La palabra estatua significa “obra
de escultura labrada a imitación del natural”, según el diccionario de la RAE.
Procede del sustantivo latino statua, y éste, a su vez, del verbo stare, que
significa “estar inmóvil”. Una estatua debería, por lo tanto, obedecer a su etimología y permanecer quieta, pero en Madrid se produce un fenómeno de difícil explicación: las
estatuas públicas se mueven de un emplazamiento a otro con asombrosa facilidad. Con esta entrada iniciamos un ciclo a
través del cual trataremos de seguir los movimientos de algunos monumentos
madrileños.
La estatua de Lope en la Glorieta de San Bernardo, c. 1905
El primer caso a estudiar es el de la
escultura dedicada a Lope de Vega, obra de Mateo Inurria, que se alza sobre un
pedestal diseñado por el arquitecto José López Salaberry. Forma parte del grupo
de monumentos que el Ayuntamiento de Madrid realizó para conmemorar la mayoría
de edad y la coronación de Alfonso XIII en 1902, fecha en la que la estatua se inauguró en el
centro de la Glorieta de San Bernardo, en el límite entre el Centro Histórico y
el Ensanche, un lugar sin relación con el personaje homenajeado y demasiado
grande para el tamaño del monumento.
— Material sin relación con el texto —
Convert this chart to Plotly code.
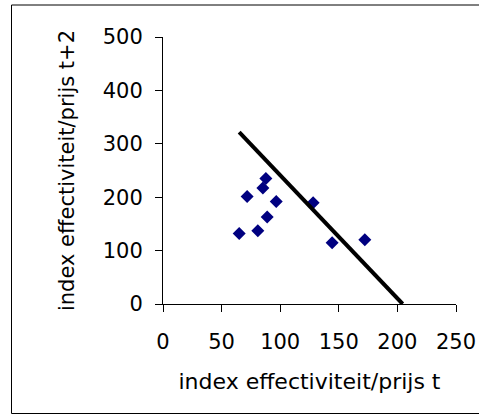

Sólo seis años después apareció en el
centro de otra plaza, esta ya en pleno Ensanche, en el barrio de Almagro,
concretamente en la Glorieta de Rubén Darío. Finalmente, de momento, viajó en
1966 hasta su ubicación actual, en los jardines de la plaza de la Encarnación,
un escenario tal vez más apropiado para las características de la escultura,
pero uno de los pocos lugares del centro de Madrid sin ninguna relación
biográfica conocida con el escritor.